Reviews

The Merry Wives of Windsor at Shakespeare’s Globe – review

Shakespeare’s comedy has a summer revival on the Globe’s main stage

Alex Wood

Alex Wood

| London |

10 July 2025

george fouracres
George Fouracres, © Marc Brenner

Four hundred-year-old rumour has it that William Shakespeare was asked by Queen Elizabeth I to write The Merry Wives of Windsor, a comedy spin-off about iconic oaf John Falstaff, after the monarch so thoroughly enjoyed the character in Henry IV pt I. Which would be a bit like the US President asking the creators of Breaking Bad to make Better Call Saul. Elizabeth I certainly had good taste: Falstaff is one of Shakespeare’s great characters, a distortion of a swindler obsessed with augmenting his station with a cup of sack in hand.
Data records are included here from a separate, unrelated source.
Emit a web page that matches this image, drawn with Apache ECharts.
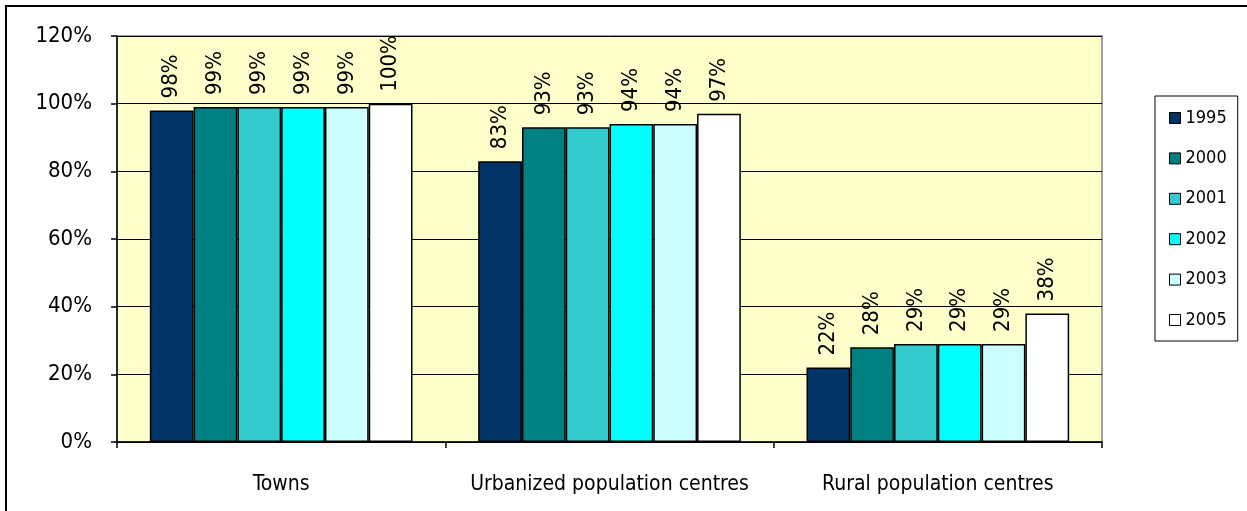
<!DOCTYPE html>
<html>
<head>
<meta charset="utf-8">
<script src="https://cdn.jsdelivr.net/npm/echarts@6/dist/echarts.min.js"></script>
<style>
  html, body { margin: 0; padding: 0; background: #fff; }
  #chart { width: 1247px; height: 511px; }
</style>
</head>
<body>
<div id="chart"></div>
<script>
const categories = ['Towns', 'Urbanized population centres', 'Rural population centres'];
const years = ['1995', '2000', '2001', '2002', '2003', '2005'];
const v1995 = [98, 83, 22];
const v2000 = [99, 93, 28];
const v2001 = [99, 93, 29];
const v2002 = [99, 94, 29];
const v2003 = [99, 94, 29];
const v2005 = [100, 97, 38];
const yTicks = [0, 20, 40, 60, 80, 100, 120];
const seriesValues = [v1995, v2000, v2001, v2002, v2003, v2005];
const colors = ['#003366', '#008080', '#33CCCC', '#00FFFF', '#CCFFFF', '#FFFFFF'];

const FONT = "'DejaVu Sans Condensed', 'Liberation Sans', sans-serif";

const chart = echarts.init(document.getElementById('chart'), null, { renderer: 'canvas' });

const series = years.map((y, i) => ({
  name: y,
  type: 'bar',
  data: seriesValues[i],
  barGap: '0%',
  barCategoryGap: '20%',
  itemStyle: { color: colors[i], borderColor: '#000', borderWidth: 1.5 },
  label: {
    show: true,
    position: 'top',
    rotate: 90,
    align: 'left',
    verticalAlign: 'middle',
    distance: 12,
    formatter: p => p.value + '%',
    fontFamily: FONT,
    fontSize: 22,
    color: '#000'
  }
}));

chart.setOption({
  animation: false,
  backgroundColor: '#fff',
  textStyle: { fontFamily: FONT },
  grid: {
    left: 117, right: 145, top: 36, bottom: 69,
    show: true, backgroundColor: '#FFFFCC', borderColor: '#808080', borderWidth: 1.5
  },
  legend: {
    orient: 'vertical',
    left: 1155,
    top: 96,
    padding: [13, 11, 12, 14],
    itemGap: 22.4,
    itemWidth: 11,
    itemHeight: 11,
    itemTextGap: 4,
    icon: 'rect',
    borderColor: '#000',
    borderWidth: 1,
    textStyle: { fontFamily: FONT, fontSize: 18, color: '#000' },
    data: years.map((y, i) => ({ name: y, itemStyle: { color: colors[i], borderColor: '#000', borderWidth: 1 } }))
  },
  xAxis: {
    type: 'category',
    data: categories,
    axisLine: { lineStyle: { color: '#000', width: 1.5 } },
    axisTick: { show: true, length: 6, lineStyle: { color: '#000', width: 1.5 } },
    axisLabel: { interval: 0, margin: 32, fontFamily: FONT, fontSize: 21, color: '#000' },
    splitLine: { show: false }
  },
  yAxis: {
    type: 'value',
    min: 0,
    max: 120,
    interval: 20,
    axisLine: { show: true, lineStyle: { color: '#000', width: 1.5 } },
    axisTick: { show: true, length: 6, lineStyle: { color: '#000', width: 1.5 } },
    axisLabel: {
      margin: 25, fontFamily: FONT, fontSize: 22, color: '#000',
      formatter: v => (yTicks.indexOf(v) >= 0 ? v + '%' : '')
    },
    splitLine: { show: true, lineStyle: { color: '#000', width: 1 } }
  },
  graphic: [{
    type: 'rect',
    shape: { x: 6, y: 6, width: 1260, height: 530 },
    style: { fill: null, stroke: '#000', lineWidth: 2 },
    silent: true,
    z: 100
  }],
  series: series
});
</script>
</body>
</html>
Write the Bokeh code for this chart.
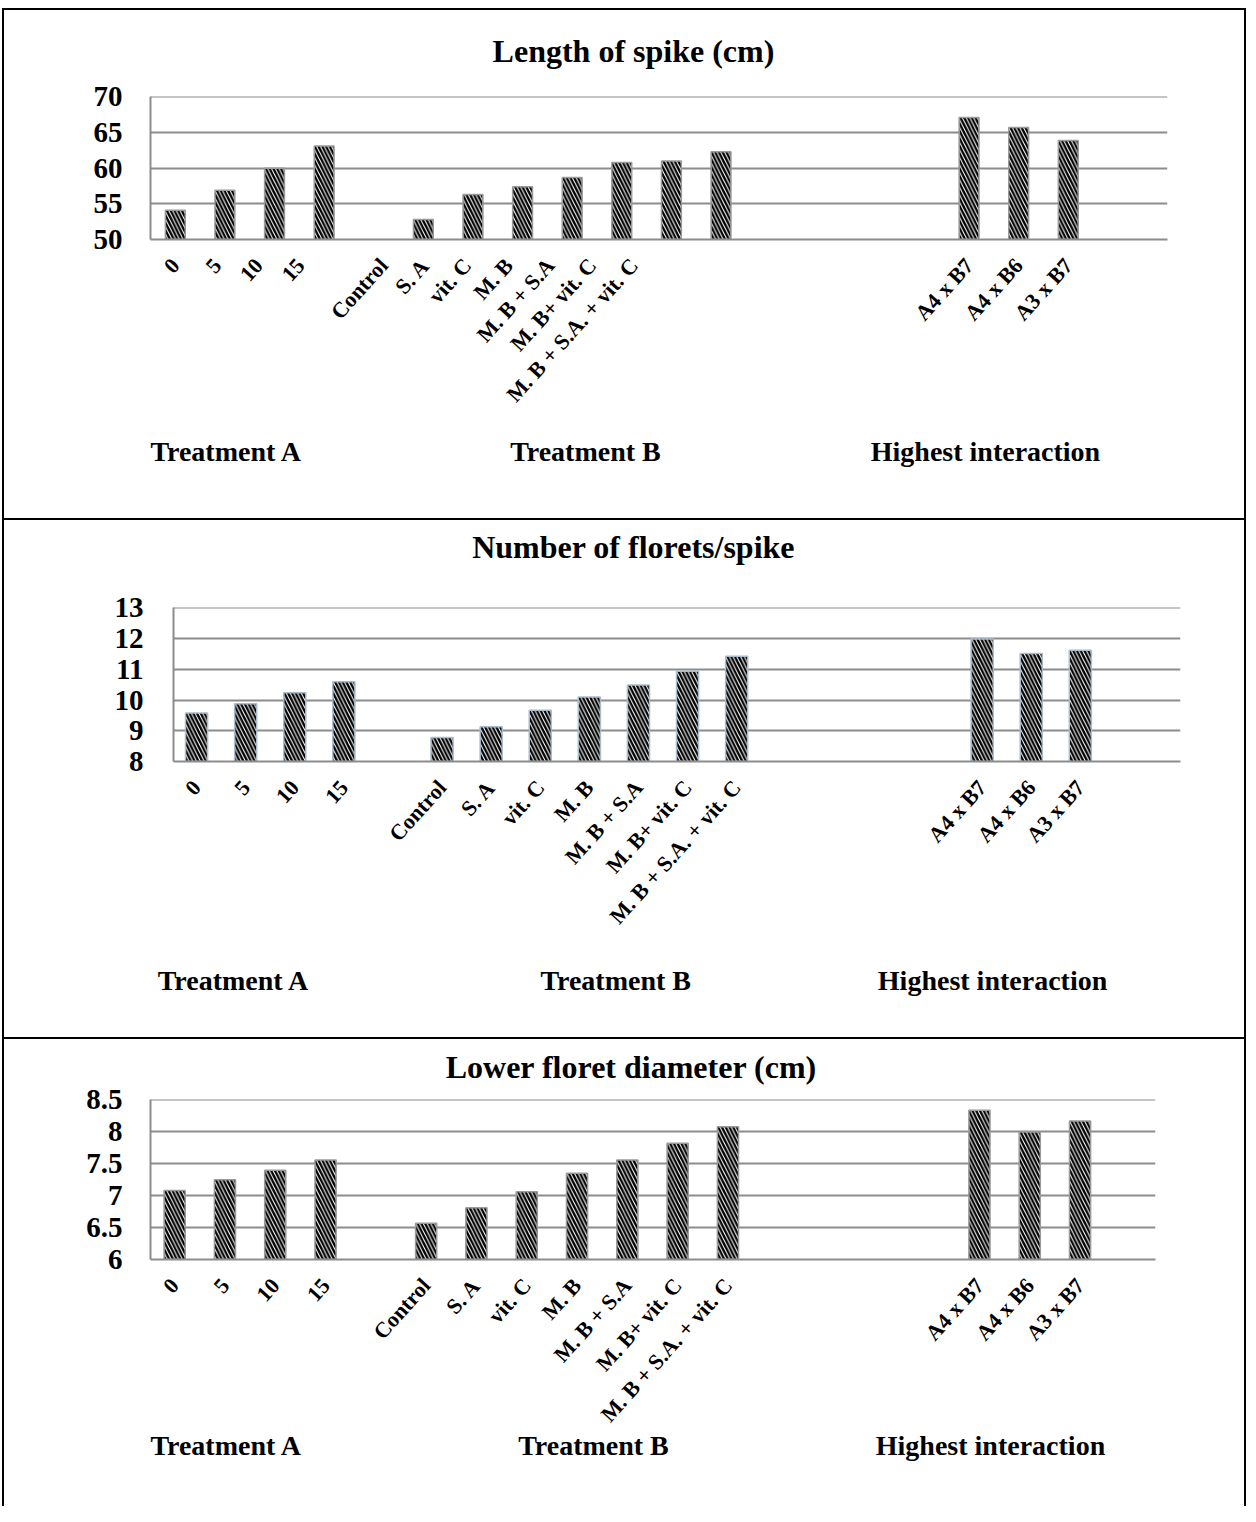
import math
from bokeh.plotting import figure
from bokeh.layouts import column
from bokeh.models import ColumnDataSource, FixedTicker, Range1d, Div, NumeralTickFormatter, LinearAxis
from bokeh.embed import file_html
from bokeh.resources import INLINE

# ---------------- data ----------------
treat_a = ["0", "5", "10", "15"]
treat_b = ["Control", "S. A", "vit. C", "M. B", "M. B + S.A", "M. B+ vit. C", "M. B + S.A. + vit. C"]
interaction = ["A4 x B7", "A4 x B6", "A3 x B7"]
group_names = ["Treatment A", "Treatment B", "Highest interaction"]

spike_a = [54.1, 56.9, 60.0, 63.1]
spike_b = [52.8, 56.3, 57.4, 58.7, 60.8, 61.0, 62.3]
spike_i = [67.1, 65.7, 63.9]

florets_a = [9.58, 9.88, 10.24, 10.60]
florets_b = [8.78, 9.13, 9.67, 10.10, 10.49, 10.94, 11.43]
florets_i = [11.99, 11.52, 11.62]

diam_a = [7.08, 7.25, 7.40, 7.56]
diam_b = [6.57, 6.81, 7.06, 7.35, 7.56, 7.82, 8.08]
diam_i = [8.34, 8.00, 8.17]

spike_ticks = [50, 55, 60, 65, 70]
florets_ticks = [8, 9, 10, 11, 12, 13]
diam_ticks = [6, 6.5, 7, 7.5, 8, 8.5]

titles = ["Length of spike (cm)", "Number of florets/spike", "Lower floret diameter (cm)"]

# ---------------- layout ----------------
FONT = "Liberation Serif"
W = 1240
LEFT = 4
GRID = "#8c8c8c"

# category slots: group A, one empty slot, group B, four empty slots, interactions
slots_ab = list(range(len(treat_a))) + [5 + i for i in range(len(treat_b))]
slots_i = [16 + i for i in range(len(interaction))]
xs = slots_ab + slots_i
names = treat_a + treat_b + interaction


def text_axis(ticks, labels, size, standoff):
    ax = LinearAxis(ticker=FixedTicker(ticks=ticks),
                    major_label_overrides={t: s for t, s in zip(ticks, labels)})
    ax.axis_line_color = None
    ax.major_tick_line_color = None
    ax.minor_tick_line_color = None
    ax.major_label_text_font = FONT
    ax.major_label_text_font_style = "bold"
    ax.major_label_text_font_size = size
    ax.major_label_text_color = "black"
    ax.major_label_standoff = standoff
    return ax


def panel(title, a, b, i, ticks, top, height, frame, xr, bar_w, edge,
          title_x, title_standoff, group_px, group_standoff, label_squeeze=1.0,
          ylab_standoff=22, fmt=None):
    fl, fr, ft, fb = frame
    ymin, ymax = ticks[0], ticks[-1]
    p = figure(width=W, height=height, output_backend="svg", toolbar_location=None,
               title=None,
               x_range=Range1d(*xr), y_range=Range1d(ymin, ymax + 0.003 * (ymax - ymin)),
               min_border_left=round(fl - LEFT), min_border_right=round(LEFT + W - fr),
               min_border_top=round(ft - top), min_border_bottom=round(top + height - fb))
    p.frame_align = False
    p.outline_line_color = None
    p.background_fill_color = "white"
    p.border_fill_color = "white"
    p.xgrid.visible = False
    p.ygrid.ticker = FixedTicker(ticks=ticks)
    p.ygrid.grid_line_color = GRID
    p.ygrid.grid_line_width = 2

    def px_to_x(px):
        return round(xr[0] + (px - fl) / (fr - fl) * (xr[1] - xr[0]), 3)

    src = ColumnDataSource(dict(x=xs, top=a + b + i))
    p.vbar(x="x", top="top", bottom=ymin, width=bar_w, source=src,
           fill_color="white", line_color=edge, line_width=1.5,
           hatch_pattern="left_diagonal_line", hatch_color="black",
           hatch_scale=7.5, hatch_weight=2.3)

    ya = p.yaxis[0]
    ya.ticker = FixedTicker(ticks=ticks)
    if fmt:
        ya.formatter = NumeralTickFormatter(format=fmt)
    ya.axis_line_color = GRID
    ya.axis_line_width = 2
    ya.major_tick_line_color = None
    ya.minor_tick_line_color = None
    ya.major_label_text_font = FONT
    ya.major_label_text_font_style = "bold"
    ya.major_label_text_font_size = "29px"
    ya.major_label_text_color = "black"
    ya.major_label_standoff = ylab_standoff

    # category labels (first panel's labels sit on a slightly tighter pitch)
    label_pos = [round(s * label_squeeze, 3) for s in slots_ab] + slots_i
    xa = p.xaxis[0]
    xa.ticker = FixedTicker(ticks=label_pos)
    xa.major_label_overrides = {x: n for x, n in zip(label_pos, names)}
    xa.axis_line_color = GRID
    xa.axis_line_width = 2
    xa.major_tick_line_color = None
    xa.minor_tick_line_color = None
    xa.major_label_orientation = math.radians(48)
    xa.major_label_text_font = FONT
    xa.major_label_text_font_style = "bold"
    xa.major_label_text_font_size = "22px"
    xa.major_label_text_color = "black"
    xa.major_label_standoff = 16

    # chart title and group captions
    p.add_layout(text_axis([px_to_x(title_x)], [title], "32px", title_standoff), "above")
    p.add_layout(text_axis([px_to_x(g) for g in group_px], group_names, "28px", group_standoff), "below")
    return p


p1 = panel(titles[0], spike_a, spike_b, spike_i, spike_ticks, 10, 508,
           (150, 1167, 95.7, 239.3), (-0.5, 20.0), 0.4, "#9a9a9a",
           633, 22, [226, 585, 985], 12, label_squeeze=0.84)
p2 = panel(titles[1], florets_a, florets_b, florets_i, florets_ticks, 520, 517,
           (172.7, 1180, 606.7, 760.7), (-0.47, 20.04), 0.45, "#a9bccf",
           633, 37, [233, 615, 992], 19, ylab_standoff=24)
p3 = panel(titles[2], diam_a, diam_b, diam_i, diam_ticks, 1039, 467,
           (150, 1155, 1099, 1259.3), (-0.48, 19.5), 0.42, "#9a9a9a",
           631, 9, [226, 593, 990], -14, fmt="0.[0]")


def sep():
    return Div(width=W, height=2, margin=0, styles={"background-color": "black"})


inner = column(p1, sep(), p2, sep(), p3, spacing=0,
               styles={"border-left": "2px solid black", "border-right": "2px solid black",
                       "border-top": "2px solid black"})
layout = column(inner, spacing=0, styles={"padding": "8px 0px 0px 2px"})

open("out.html", "w").write(file_html(layout, INLINE))
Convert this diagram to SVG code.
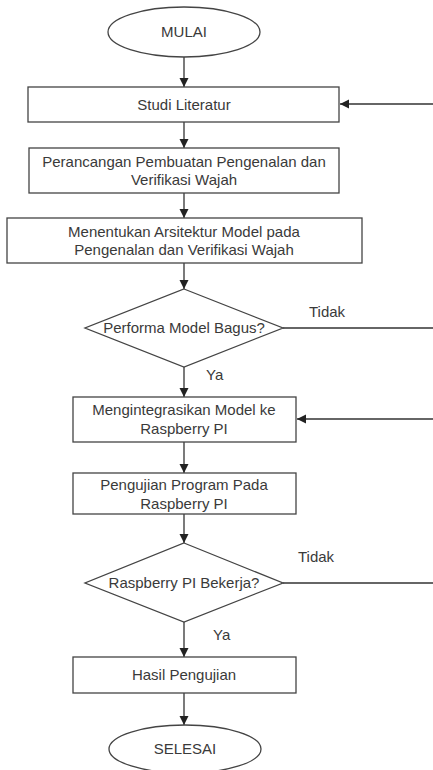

The rest of The Merry Wives of Windsor sits around this maverick figure as a series of quirky contrivances, loosely held together through various schemes, deceptions, romantic entanglements and potential marriages. It would be tedious to map out all the goings-on, but suffice to say that Falstaff, lacking funds, decides to trey and court two wealthy women in order to secure some illicit revenue streams. It’s far from Shakespeare’s best comedy, though was only last on Shakespeare’s Globe’s stage six years ago in a slightly tepid production.

Under the even-handed direction of the venue’s deputy artistic director Sean Holmes, what emerges here is a completely serviceable and entertaining evening. Where the cast could be mired down in the shows various tricksy schemes and episodic structure, they are able to mine comedic moments for well-earned laughs and physical beats.

Special mention must go to the remarkable multi-roling of Adam Wadsworth as potential suitors Doctor Caius and Slender, while the two targeted Mistresses – Katherine Pearce (Ford) and Emma Pallant (Page) – are sufficiently steely and afforded enough agency to drive the plot forwards, rather than being forced to sit as bystanders. Jolyon Coy’s increasingly unhinged Ford also pulls off one of the greatest leaps seen on the Globe stage in a fair while.

The occasional gag is lost to poor diction, while some of Shakespeare’s more laboured jokes (an extended section about Latin conjugations, yikes) could certainly be left chopped on the rehearsal room floor. Grace Smart’s premium-grade designs go a long way to demarcate different characters and allegiances, meaning the story never falls by the wayside.

At the heart of it all is Globe regular George Fouracres, taking a small break from his unparalleled take on a certain musical maestro. Fouracres’ mastery of the text, his ability to pluck a laugh from a frenetic Falstaff aside, has to be commended. He also revels in the paradox of this central figure: a womanising, callous and selfish figure no doubt, but also a pitiable man swaddled, mocked and beaten by his peers. It’s perhaps why Holmes, in the final moments of the show, makes his most audacious directorial move – an eye-brow raising yet arguably well-earned one.